● **Work required**
Which lines in the records below contain the word "this"? Copy each one out.

***

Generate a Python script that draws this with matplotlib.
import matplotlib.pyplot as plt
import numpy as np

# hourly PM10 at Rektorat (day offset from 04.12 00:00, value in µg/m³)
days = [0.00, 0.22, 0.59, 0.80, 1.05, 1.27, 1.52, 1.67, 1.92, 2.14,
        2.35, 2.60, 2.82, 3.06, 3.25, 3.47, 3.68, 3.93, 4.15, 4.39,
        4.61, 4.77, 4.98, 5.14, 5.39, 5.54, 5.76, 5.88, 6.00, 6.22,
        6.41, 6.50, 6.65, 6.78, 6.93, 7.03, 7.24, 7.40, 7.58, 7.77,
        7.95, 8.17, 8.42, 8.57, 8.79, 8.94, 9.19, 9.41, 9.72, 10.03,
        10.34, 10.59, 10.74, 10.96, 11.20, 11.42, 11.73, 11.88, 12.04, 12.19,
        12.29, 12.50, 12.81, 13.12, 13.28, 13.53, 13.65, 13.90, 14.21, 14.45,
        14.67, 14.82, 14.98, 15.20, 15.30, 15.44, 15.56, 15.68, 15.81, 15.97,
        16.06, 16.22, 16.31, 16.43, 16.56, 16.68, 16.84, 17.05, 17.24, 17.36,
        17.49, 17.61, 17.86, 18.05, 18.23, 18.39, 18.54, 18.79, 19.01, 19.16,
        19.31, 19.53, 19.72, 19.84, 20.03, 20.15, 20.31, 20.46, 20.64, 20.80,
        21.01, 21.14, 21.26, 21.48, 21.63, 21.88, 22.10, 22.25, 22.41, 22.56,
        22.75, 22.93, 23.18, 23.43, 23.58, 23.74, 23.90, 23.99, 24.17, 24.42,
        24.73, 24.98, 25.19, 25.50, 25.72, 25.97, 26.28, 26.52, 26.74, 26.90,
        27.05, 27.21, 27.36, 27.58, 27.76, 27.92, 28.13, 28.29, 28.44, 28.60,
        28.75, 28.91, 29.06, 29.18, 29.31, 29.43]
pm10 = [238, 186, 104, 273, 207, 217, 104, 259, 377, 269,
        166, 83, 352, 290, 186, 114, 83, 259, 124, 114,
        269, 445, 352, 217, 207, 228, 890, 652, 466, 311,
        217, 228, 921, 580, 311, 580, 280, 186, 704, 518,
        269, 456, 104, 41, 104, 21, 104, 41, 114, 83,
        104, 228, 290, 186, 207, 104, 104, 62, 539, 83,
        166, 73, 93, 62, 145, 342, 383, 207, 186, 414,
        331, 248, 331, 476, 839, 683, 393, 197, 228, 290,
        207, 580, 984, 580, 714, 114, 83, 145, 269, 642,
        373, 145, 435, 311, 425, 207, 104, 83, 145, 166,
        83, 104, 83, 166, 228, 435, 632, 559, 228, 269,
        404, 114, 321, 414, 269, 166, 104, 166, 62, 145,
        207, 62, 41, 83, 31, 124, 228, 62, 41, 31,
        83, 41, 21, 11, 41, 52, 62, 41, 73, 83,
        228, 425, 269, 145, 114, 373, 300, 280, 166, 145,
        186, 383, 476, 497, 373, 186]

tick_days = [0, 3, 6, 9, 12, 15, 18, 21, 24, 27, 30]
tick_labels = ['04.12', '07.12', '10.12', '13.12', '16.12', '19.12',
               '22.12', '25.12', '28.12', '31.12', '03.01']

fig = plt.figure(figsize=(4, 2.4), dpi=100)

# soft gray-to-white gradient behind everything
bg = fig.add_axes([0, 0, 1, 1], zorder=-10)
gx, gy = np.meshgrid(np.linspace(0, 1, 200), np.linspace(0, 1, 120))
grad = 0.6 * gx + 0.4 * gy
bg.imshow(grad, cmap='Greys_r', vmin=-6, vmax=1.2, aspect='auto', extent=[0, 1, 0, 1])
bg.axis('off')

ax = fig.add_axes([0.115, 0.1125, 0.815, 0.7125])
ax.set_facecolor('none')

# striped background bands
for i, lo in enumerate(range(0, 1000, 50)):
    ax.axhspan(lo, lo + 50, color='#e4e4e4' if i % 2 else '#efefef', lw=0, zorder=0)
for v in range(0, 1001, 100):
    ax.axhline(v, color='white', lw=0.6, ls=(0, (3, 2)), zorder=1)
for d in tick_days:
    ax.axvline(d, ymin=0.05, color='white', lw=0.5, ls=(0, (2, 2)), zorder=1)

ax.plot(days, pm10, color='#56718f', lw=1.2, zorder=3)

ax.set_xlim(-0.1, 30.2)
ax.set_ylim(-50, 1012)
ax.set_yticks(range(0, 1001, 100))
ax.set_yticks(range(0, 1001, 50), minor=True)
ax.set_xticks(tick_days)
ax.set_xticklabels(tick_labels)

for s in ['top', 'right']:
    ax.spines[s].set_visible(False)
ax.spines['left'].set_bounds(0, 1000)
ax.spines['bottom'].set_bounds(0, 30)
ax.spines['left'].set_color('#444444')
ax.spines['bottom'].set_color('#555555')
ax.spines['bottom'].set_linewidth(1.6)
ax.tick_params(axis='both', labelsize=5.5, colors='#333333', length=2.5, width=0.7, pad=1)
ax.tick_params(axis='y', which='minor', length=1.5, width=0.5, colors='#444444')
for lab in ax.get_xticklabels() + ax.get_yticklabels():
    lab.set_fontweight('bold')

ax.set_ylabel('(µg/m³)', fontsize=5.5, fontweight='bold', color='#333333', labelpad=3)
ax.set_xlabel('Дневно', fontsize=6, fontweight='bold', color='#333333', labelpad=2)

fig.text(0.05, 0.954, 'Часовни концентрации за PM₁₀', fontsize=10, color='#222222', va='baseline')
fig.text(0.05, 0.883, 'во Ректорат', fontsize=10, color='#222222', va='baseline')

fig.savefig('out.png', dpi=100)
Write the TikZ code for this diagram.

***

● **Output**
Generate a Python script that draws this with matplotlib.
Write the TikZ code for this diagram.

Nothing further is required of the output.